States with Unmatched Spins Lead to Novel Superfluids

A strange new form of superfluid with unequal numbers of spin up and spin down atoms has been created in a lab by two independent research groups. Though theorists have speculated for years about what would happen in states with unmatched spins, this is the first experimental observation of such a state. At the APS March Meeting, two research groups described their observations of cold gases of lithium atoms with unequal numbers of spin up and spin down atoms.

Normally in a superconductor, each spin up electron pairs with a spin down electron, and the pairs can flow with no resistance. Similarly, in a superfluid, atoms pair up and can flow with zero viscosity.

States with unequal numbers of spin up and down atoms do not fit the conventional model of superfluidity. There have been attempts to observe such phases, but until recently nothing definitive had been seen. The two experimental groups, one from Harvard and one from Rice, have now measured the effects of unmatched spins.

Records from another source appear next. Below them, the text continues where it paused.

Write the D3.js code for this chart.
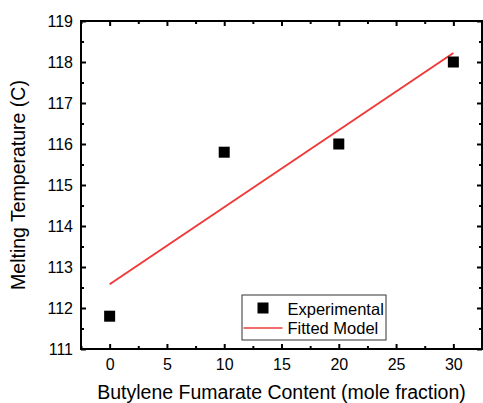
<!DOCTYPE html>
<html>
<head>
<meta charset="utf-8">
<script src="https://cdn.jsdelivr.net/npm/d3@7"></script>
<style>
  html, body { margin: 0; padding: 0; background: #fff; }
  svg { display: block; font-family: "Liberation Sans", Arial, sans-serif; }
</style>
</head>
<body>
<svg id="chart" width="483" height="403"></svg>
<script>
// Measured melting temperatures vs. butylene fumarate content
const contents = [0, 10, 20, 30];
const meltTemps = [111.8, 115.8, 116.0, 118.0];

// Linear fit endpoints
const fitContents = [0, 30];
const fitTemps = [112.58, 118.22];

// Axis ticks
const xMajorTicks = [0, 5, 10, 15, 20, 25, 30];
const xMinorTicks = [-2.5, 2.5, 7.5, 12.5, 17.5, 22.5, 27.5, 32.5];
const yMajorTicks = [111, 112, 113, 114, 115, 116, 117, 118, 119];
const yMinorTicks = [111.5, 112.5, 113.5, 114.5, 115.5, 116.5, 117.5, 118.5];

const legendLabels = ["Experimental", "Fitted Model"];
const xTitle = "Butylene Fumarate Content (mole fraction)";
const yTitle = "Melting Temperature (C)";

const svg = d3.select("#chart");
const plotLeft = 81, plotRight = 482, plotTop = 21, plotBottom = 349;

const x = d3.scaleLinear().domain([-2.5, 32.5]).range([plotLeft, plotRight]);
const y = d3.scaleLinear().domain([111, 119]).range([plotBottom, plotTop]);

const red = "#f03a3a";

function styleAxis(g) {
  g.select(".domain").remove();
  g.selectAll(".tick line").attr("stroke", "#000").attr("stroke-width", 2);
  g.selectAll(".tick text").attr("fill", "#000").style("font-size", "16px")
    .style("font-family", "'Liberation Sans', Arial, sans-serif");
}

// Bottom axis (labelled) and top axis (mirrored ticks)
svg.append("g").attr("transform", `translate(0,${plotBottom})`)
  .call(d3.axisBottom(x).tickValues(xMajorTicks).tickSize(-5).tickPadding(9.5).tickFormat(d3.format("d")))
  .call(styleAxis);
svg.append("g").attr("transform", `translate(0,${plotBottom})`)
  .call(d3.axisBottom(x).tickValues(xMinorTicks).tickSize(-3).tickFormat(""))
  .call(styleAxis);
svg.append("g").attr("transform", `translate(0,${plotTop})`)
  .call(d3.axisTop(x).tickValues(xMajorTicks).tickSize(-5).tickFormat(""))
  .call(styleAxis);
svg.append("g").attr("transform", `translate(0,${plotTop})`)
  .call(d3.axisTop(x).tickValues(xMinorTicks).tickSize(-3).tickFormat(""))
  .call(styleAxis);

// Left axis (labelled) and right axis (mirrored ticks)
svg.append("g").attr("transform", `translate(${plotLeft},0)`)
  .call(d3.axisLeft(y).tickValues(yMajorTicks).tickSize(-5).tickPadding(8).tickFormat(d3.format("d")))
  .call(styleAxis);
svg.append("g").attr("transform", `translate(${plotLeft},0)`)
  .call(d3.axisLeft(y).tickValues(yMinorTicks).tickSize(-3).tickFormat(""))
  .call(styleAxis);
svg.append("g").attr("transform", `translate(${plotRight},0)`)
  .call(d3.axisRight(y).tickValues(yMajorTicks).tickSize(-5).tickFormat(""))
  .call(styleAxis);
svg.append("g").attr("transform", `translate(${plotRight},0)`)
  .call(d3.axisRight(y).tickValues(yMinorTicks).tickSize(-3).tickFormat(""))
  .call(styleAxis);

// Plot frame
svg.append("rect")
  .attr("x", plotLeft).attr("y", plotTop)
  .attr("width", plotRight - plotLeft).attr("height", plotBottom - plotTop)
  .attr("fill", "none").attr("stroke", "#000").attr("stroke-width", 2);

// Fitted model line
const fitData = fitContents.map((c, i) => [c, fitTemps[i]]);
svg.append("path")
  .datum(fitData)
  .attr("d", d3.line().x(d => x(d[0])).y(d => y(d[1])))
  .attr("fill", "none").attr("stroke", red).attr("stroke-width", 2);

// Experimental points
const size = 11;
svg.append("g").selectAll("rect")
  .data(contents.map((c, i) => [c, meltTemps[i]]))
  .join("rect")
  .attr("x", d => x(d[0]) - size / 2)
  .attr("y", d => y(d[1]) - size / 2)
  .attr("width", size).attr("height", size)
  .attr("fill", "#000");

// Legend
const lg = svg.append("g");
lg.append("rect")
  .attr("x", 242).attr("y", 295).attr("width", 144).attr("height", 45)
  .attr("fill", "#fff").attr("stroke", "#333").attr("stroke-width", 1);
lg.append("rect")
  .attr("x", 263 - 5.5).attr("y", 308 - 5.5).attr("width", 11).attr("height", 11)
  .attr("fill", "#000");
lg.append("line")
  .attr("x1", 243.5).attr("x2", 282.5).attr("y1", 328).attr("y2", 328)
  .attr("stroke", red).attr("stroke-width", 1.5);
lg.selectAll("text")
  .data(legendLabels)
  .join("text")
  .attr("x", 287.5)
  .attr("y", (d, i) => 314.5 + i * 19)
  .style("font-size", "16.5px")
  .attr("fill", "#000")
  .text(d => d);

// Axis titles
svg.append("text")
  .attr("x", (plotLeft + plotRight) / 2).attr("y", 399)
  .attr("text-anchor", "middle")
  .style("font-size", "19.5px")
  .text(xTitle);
svg.append("text")
  .attr("transform", `translate(25,${(plotTop + plotBottom) / 2}) rotate(-90)`)
  .attr("text-anchor", "middle")
  .style("font-size", "19.5px")
  .text(yTitle);
</script>
</body>
</html>
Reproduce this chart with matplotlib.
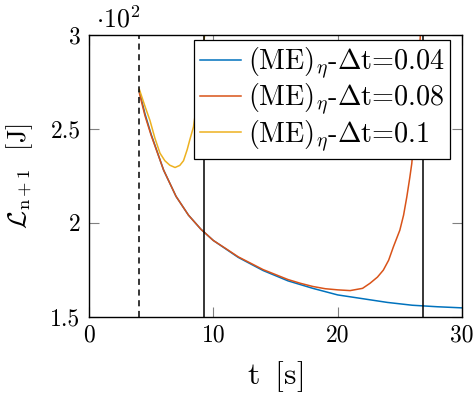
import matplotlib
matplotlib.use("Agg")
import matplotlib.pyplot as plt

plt.rcParams['font.family'] = 'serif'
plt.rcParams['font.serif'] = ['cmr10', 'DejaVu Serif']
plt.rcParams['mathtext.fontset'] = 'cm'
plt.rcParams['axes.unicode_minus'] = False

# data (values in units of 10^2 J)
t_04 = [4.05, 4.5, 5, 6, 7, 8, 9, 10, 11, 12, 14, 16, 18, 20, 22, 24, 26, 28, 30]
L_04 = [2.70, 2.58, 2.47, 2.28, 2.14, 2.04, 1.965, 1.905, 1.86, 1.815, 1.745,
        1.69, 1.65, 1.615, 1.595, 1.575, 1.56, 1.552, 1.546]

t_08 = [4.05, 4.5, 5, 6, 7, 8, 9, 10, 11, 12, 14, 16, 17, 18, 19, 20, 21, 22,
        22.6, 23.2, 23.67, 24.1, 24.48, 25.0, 25.3, 25.56, 25.8, 25.96, 26.2,
        26.4, 26.65]
L_08 = [2.69, 2.57, 2.465, 2.28, 2.14, 2.04, 1.965, 1.905, 1.862, 1.818, 1.75,
        1.697, 1.677, 1.66, 1.648, 1.642, 1.638, 1.65, 1.677, 1.71, 1.747, 1.80,
        1.871, 1.96, 2.04, 2.137, 2.24, 2.315, 2.5, 2.7, 3.0]

t_1 = [4.05, 4.5, 4.9, 5.3, 5.71, 6.1, 6.5, 6.92, 7.3, 7.6, 7.9, 8.1, 8.4,
       8.7, 9.0, 9.3]
L_1 = [2.71, 2.62, 2.545, 2.45, 2.37, 2.33, 2.306, 2.294, 2.305, 2.33, 2.39,
       2.44, 2.51, 2.65, 2.82, 3.0]

t_start = 4.05
t_limits = [9.22, 26.84]

labels = [r'(ME)$_\eta$-$\Delta$t=0.04',
          r'(ME)$_\eta$-$\Delta$t=0.08',
          r'(ME)$_\eta$-$\Delta$t=0.1']
colors = ['#0072BD', '#D95319', '#EDB120']

fig = plt.figure(figsize=(4.74, 3.94), dpi=100)
ax = fig.add_axes([0.1878, 0.1967, 0.7869, 0.7145])

ax.plot(t_04, L_04, color=colors[0], lw=1.1, label=labels[0])
ax.plot(t_08, L_08, color=colors[1], lw=1.1, label=labels[1])
ax.plot(t_1, L_1, color=colors[2], lw=1.1, label=labels[2])

ax.axvline(t_start, color='black', lw=1.1, ls=(0, (4, 3)))
for tl in t_limits:
    ax.axvline(tl, color='black', lw=1.1)

ax.set_xlim(0, 30)
ax.set_ylim(1.5, 3)
ax.set_xticks([0, 10, 20, 30])
ax.set_yticks([1.5, 2, 2.5, 3])
ax.set_yticklabels(['1.5', '2', '2.5', '3'])
ax.tick_params(direction='in', length=7, width=0.8, color='#808080',
               top=True, right=True, labelsize=17, pad=6)
for s in ax.spines.values():
    s.set_linewidth(1.0)

ax.set_xlabel(r't$\,$ [s]', fontsize=23, labelpad=9)
ax.set_ylabel(r'$\mathcal{L}_{\mathrm{n+1}}$  [J]', fontsize=19, labelpad=11)
ax.text(0.02, 1.01, r'$\cdot 10^2$', transform=ax.transAxes, fontsize=18.7,
        ha='left', va='bottom')

leg = ax.legend(loc='upper left', bbox_to_anchor=(0.2815, 0.982),
                borderaxespad=0, fontsize=20.3, handlelength=1.45,
                handletextpad=0.25, labelspacing=0.03, borderpad=0.2,
                fancybox=False, framealpha=1, edgecolor='black')
leg.get_frame().set_linewidth(0.9)

fig.savefig('out.png', dpi=100)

Both groups chill a cloud of lithium-6 atoms, which are fermions, in a laser trap to within billionths of a degree of absolute zero. The spin up atoms form pairs with spin down atoms. The researchers have been able to tune the pair interaction strength by adjusting a magnetic field. At one extreme, the atoms pair up into tightly bound molecules and condense into a molecular BEC. At the other extreme, the atoms form loosely coupled Cooper pairs, as in a BCS superconductor. This BEC-BCS crossover region has been explored by a number of research groups in the past several years.

Those studies involved gases with an equal number of spin up and down atoms. More recently, researchers have found they can use radio waves to control the number of spin up and spin down atoms.

“The beauty of these experiments is that the essential physics can be revealed in a very controllable, clear way,” said Randy Hulet of Rice in a press conference at the March Meeting.

Above a critical mismatch of spin up and spin down atoms, Hulet observed a phase separation, in which the excess unpaired atoms were expelled from the superfluid gas in the center and collected at the edges of the traps, while the gas in the center remained paired.

Below the critical mismatch, the system behaved in an unexpected way–it incorporated the extra unmatched spins as if there were no mismatch. There was no phase separation. Although his group did not directly measure superfluidity, based on previous experiments, Hulet believes the gas was a superfluid. This behavior suggests some new form of exotic pairing is going on, said Hulet. “This is completely unexpected.”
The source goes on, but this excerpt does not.